PROBLEM — From the first line of the data below through the line bearing "W, H = 599, 1007", reproduce each line exactly; do not include pictures.

DATA SHOWN —

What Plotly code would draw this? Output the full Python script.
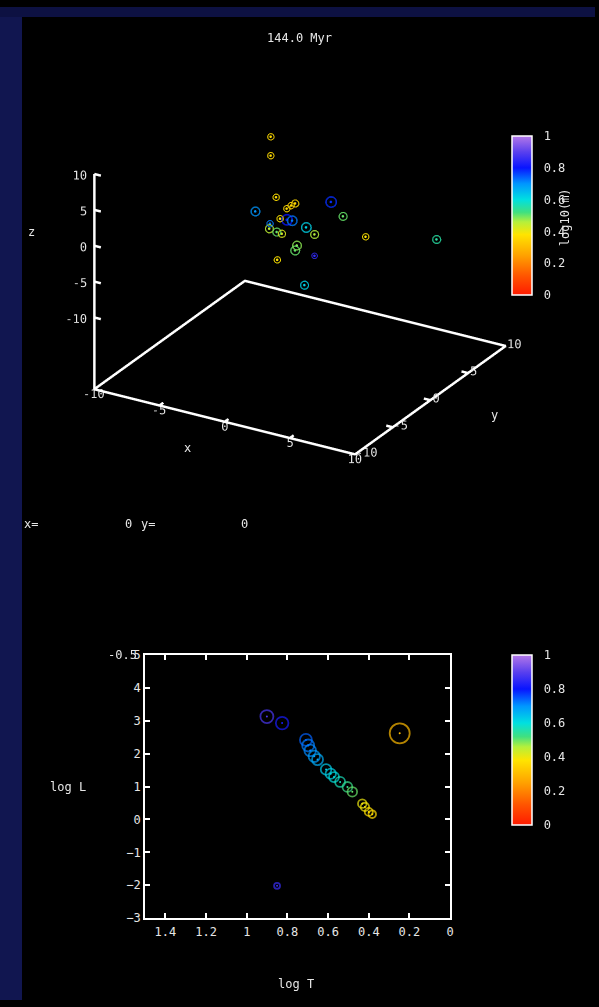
import plotly.graph_objects as go

W, H = 599, 1007

# ---------------- 3D panel data (positions in pc, log10 mass, radius) -------------
star_x = [-4.56, -3.41, -2.42, -0.96, -2.28, 1.21, 2.71, 3.29, 7.00, -1.02, -0.04, 0.46, 1.68,
          -1.21, -1.22, -1.98, -0.25, 0.19, -0.05, -0.02, 2.64, -2.18, 0.46, -2.31, -3.27]
star_y = [4.0, 2.0, 1.0, 1.0, -2.0, 2.0, 1.0, 3.0, 6.0, 0.0, -1.0, 0.0, -1.0,
          -2.0, -1.0, 1.0, 0.0, -1.0, 2.0, -3.0, -4.0, 2.0, -2.0, 0.0, 3.0]
star_z = [7.1, 6.5, 1.9, 1.7, 2.26, 2.14, 1.57, -2.52, -3.48, 0.16, 1.23, -0.24, 0.09,
          0.33, -0.89, -2.99, -3.08, -2.82, -5.94, -2.71, -4.28, -0.33, 4.31, -0.98, -2.98]
star_logm = [0.36, 0.36, 0.37, 0.36, 0.70, 0.78, 0.50, 0.38, 0.55, 0.80, 0.72, 0.62, 0.46,
             0.45, 0.50, 0.42, 0.48, 0.50, 0.85, 0.38, 0.62, 0.36, 0.35, 0.72, 0.38]
star_radius = [4.0, 4.0, 4.0, 4.5, 5.5, 6.5, 5.0, 4.0, 5.0, 6.5, 6.0, 6.0, 5.0,
               5.0, 5.0, 4.5, 5.5, 5.5, 3.5, 4.0, 5.0, 4.0, 4.0, 4.0, 4.0]

# ---------------- HR diagram data -------------
hr_logT = [0.901, 0.826, 0.709, 0.698, 0.688, 0.668, 0.652, 0.610, 0.587, 0.571, 0.541,
           0.505, 0.481, 0.432, 0.419, 0.400, 0.383, 0.248, 0.851]
hr_logL = [3.13, 2.93, 2.42, 2.25, 2.10, 1.92, 1.82, 1.52, 1.39, 1.29, 1.14,
           0.99, 0.84, 0.48, 0.38, 0.23, 0.16, 2.62, -2.02]
hr_logm = [0.88, 0.82, 0.74, 0.72, 0.71, 0.69, 0.67, 0.63, 0.62, 0.60, 0.57,
           0.53, 0.50, 0.40, 0.39, 0.37, 0.36, 0.30, 0.86]
hr_radius = [6.5, 6.3, 6.0, 6.0, 5.8, 5.7, 5.5, 5.3, 5.2, 5.0, 5.0,
             4.9, 4.8, 4.3, 4.2, 4.0, 3.8, 10.0, 3.0]

# ---------------- axes -------------
xyz_range = [-10, 10]
z_base = -20
box_ticks = [-10, -5, 0, 5, 10]
logT_range = [1.5, 0]
logT_ticks = [1.4, 1.2, 1.0, 0.8, 0.6, 0.4, 0.2, 0.0]
logT_ticktext = ["1.4", "1.2", "1", "0.8", "0.6", "0.4", "0.2", "0"]
logL_range = [-3, 5]
logL_ticks = [-3, -2, -1, 0, 1, 2, 3, 4, 5]
cb_ticks = [0, 0.2, 0.4, 0.6, 0.8, 1]
cb_ticktext = ["0", "0.2", "0.4", "0.6", "0.8", "1"]

FONT = "DejaVu Sans Mono"
TXT = "#e6e6e6"
colorscale = [[0.0, "#ff1a00"], [0.12, "#ff5500"], [0.25, "#ffa200"], [0.38, "#ffe400"],
              [0.46, "#b4f03c"], [0.52, "#40e080"], [0.60, "#00e0e0"], [0.70, "#0096ff"],
              [0.80, "#0814ff"], [0.90, "#5a40ee"], [1.0, "#b478e8"]]

# photographed page is slightly reduced and shifted; map intended picture coords to page coords
SX, SY, OY = 0.993, 0.986, 7.0


def px(x):
    return (x / SX) / W


def py(y):
    return 1 - ((y - OY) / SY) / H


def plen(h):
    return (h / SY) / H


fig = go.Figure()

# ---------------- 3D box, ticks and labels -------------
x0, x1 = xyz_range
y0, y1 = xyz_range
zt = xyz_range[1]
bx = [x0, x1, x1, x0, x0, None, x0, x0]
by = [y0, y0, y1, y1, y0, None, y0, y0]
bz = [z_base] * 5 + [None, z_base, zt]
tl = 0.5
for t in box_ticks:
    bx += [None, t, t]; by += [None, y0, y0 + tl]; bz += [None, z_base, z_base]
    bx += [None, x1, x1 - tl]; by += [None, t, t]; bz += [None, z_base, z_base]
    bx += [None, x0, x0 + tl]; by += [None, y0, y0]; bz += [None, t, t]
fig.add_trace(go.Scatter3d(x=bx, y=by, z=bz, mode="lines",
                           line=dict(color="white", width=5), hoverinfo="skip", showlegend=False))

lab = [str(t) for t in box_ticks]
n = len(box_ticks)
fig.add_trace(go.Scatter3d(x=box_ticks, y=[y0] * n, z=[z_base - 0.6] * n, mode="text", text=lab,
                           textposition="middle center",
                           textfont=dict(family=FONT, size=12, color=TXT), showlegend=False))
fig.add_trace(go.Scatter3d(x=[x1 - 0.7] * n, y=box_ticks, z=[z_base] * n, mode="text", text=lab,
                           textposition="middle right",
                           textfont=dict(family=FONT, size=12, color=TXT), showlegend=False))
fig.add_trace(go.Scatter3d(x=[x0 + 0.3] * n, y=[y0] * n, z=box_ticks, mode="text", text=lab,
                           textposition="middle left",
                           textfont=dict(family=FONT, size=12, color=TXT), showlegend=False))

cb_common = dict(x=px(512), xanchor="left", yanchor="top", lenmode="fraction", thickness=20,
                 thicknessmode="pixels", outlinecolor="white", outlinewidth=1.5,
                 ticks="outside", ticklen=9, tickcolor="rgba(0,0,0,0)",
                 tickvals=cb_ticks, ticktext=cb_ticktext,
                 tickfont=dict(family=FONT, size=12, color=TXT), xpad=0, ypad=0,
                 bgcolor="rgba(0,0,0,0)")

# stars in 3D
fig.add_trace(go.Scatter3d(
    x=star_x, y=star_y, z=star_z, mode="markers",
    marker=dict(symbol="circle-open", size=[2 * r for r in star_radius], color=star_logm,
                colorscale=colorscale, cmin=0, cmax=1,
                line=dict(width=2, color=star_logm, colorscale=colorscale, cmin=0, cmax=1),
                showscale=True, colorbar=dict(y=py(136), len=plen(159), **cb_common)),
    hoverinfo="skip", showlegend=False))
fig.add_trace(go.Scatter3d(
    x=star_x, y=star_y, z=star_z, mode="markers",
    marker=dict(symbol="circle", size=1.5, color=star_logm, colorscale=colorscale, cmin=0, cmax=1),
    hoverinfo="skip", showlegend=False))

# ---------------- HR diagram -------------
fig.add_trace(go.Scatter(
    x=hr_logT, y=hr_logL, mode="markers", xaxis="x", yaxis="y",
    marker=dict(symbol="circle-open", size=[2 * r for r in hr_radius], color=hr_logm,
                colorscale=colorscale, cmin=0, cmax=1, line=dict(width=1.8),
                showscale=True, colorbar=dict(y=py(655), len=plen(170), **cb_common)),
    hoverinfo="skip", showlegend=False))
fig.add_trace(go.Scatter(
    x=hr_logT, y=hr_logL, mode="markers", xaxis="x", yaxis="y",
    marker=dict(symbol="circle", size=2, color=hr_logm, colorscale=colorscale, cmin=0, cmax=1),
    hoverinfo="skip", showlegend=False))

k = 1.6
eye = dict(x=0.4597 * k, y=-0.7803 * k, z=0.424 * k)
asp = 1.36

axis_common = dict(showline=True, linecolor="white", linewidth=2, mirror="ticks", ticks="inside",
                   ticklen=5, tickcolor="white", tickwidth=1.5, showgrid=False, zeroline=False,
                   tickfont=dict(family=FONT, size=12, color=TXT))

fig.update_layout(
    width=W, height=H, margin=dict(l=0, r=0, t=0, b=0),
    paper_bgcolor="black", plot_bgcolor="black",
    font=dict(family=FONT, size=12, color=TXT),
    showlegend=False,
    scene=dict(
        domain=dict(x=[22.5 / W, 582.5 / W], y=[1 - 486.4 / H, 1 - 26.4 / H]),
        xaxis=dict(visible=False, range=[-10.2, 10.2]),
        yaxis=dict(visible=False, range=[-10.2, 10.2]),
        zaxis=dict(visible=False, range=[-21, 11]),
        aspectmode="manual", aspectratio=dict(x=1 * asp, y=0.98 * asp, z=0.821 * asp),
        camera=dict(eye=eye, up=dict(x=0, y=0, z=1), center=dict(x=0, y=0, z=0),
                    projection=dict(type="orthographic")),
        bgcolor="rgba(0,0,0,0)",
    ),
    xaxis=dict(domain=[px(145), px(450)], range=logT_range, tickvals=logT_ticks,
               ticktext=logT_ticktext, ticklabelstandoff=2, **axis_common),
    yaxis=dict(domain=[py(918), py(655)], range=logL_range, tickvals=logL_ticks, **axis_common),
    shapes=[
        dict(type="rect", xref="paper", yref="paper", x0=0, x1=px(22), y0=0, y1=1,
             fillcolor="#111650", line=dict(width=0), layer="below"),
        dict(type="rect", xref="paper", yref="paper", x0=0, x1=1, y0=py(17), y1=1,
             fillcolor="#0d1142", line=dict(width=0), layer="below"),
    ],
)

ann = [
    ("144.0 Myr", 299, 38, "center", 0),
    ("z", 31, 232, "center", 0),
    ("x", 187, 448, "center", 0),
    ("y", 494, 415, "center", 0),
    ("x=", 31, 524, "center", 0),
    ("0", 128, 524, "center", 0),
    ("y=", 148, 524, "center", 0),
    ("0", 244, 524, "center", 0),
    ("log L", 68, 787, "center", 0),
    ("log T", 296, 984, "center", 0),
    ("log10(m)", 565, 217, "center", -90),
]
for text, x, y, al, ang in ann:
    fig.add_annotation(text=text, x=px(x), y=py(y), xref="paper", yref="paper",
                       showarrow=False, xanchor=al, yanchor="middle", textangle=ang,
                       font=dict(family=FONT, size=12, color=TXT))
fig.add_annotation(text="-0.5", x=px(139), y=py(655), xref="paper", yref="paper",
                   showarrow=False, xanchor="right", yanchor="middle",
                   font=dict(family=FONT, size=12, color=TXT))

post = """
document.documentElement.style.margin='0';
document.documentElement.style.padding='0';
document.documentElement.style.overflow='hidden';
document.documentElement.style.background='black';
document.body.style.margin='0';
document.body.style.padding='0';
document.body.style.overflow='hidden';
document.body.style.background='black';
var gd = document.getElementsByClassName('plotly-graph-div')[0];
gd.style.position='fixed'; gd.style.left='0px'; gd.style.top='0px';
"""
fig.write_html("out.html", post_script=post, config={"displayModeBar": False})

REPLY TO THE EXERCISE —
What Plotly code would draw this? Output the full Python script.
import plotly.graph_objects as go

W, H = 599, 1007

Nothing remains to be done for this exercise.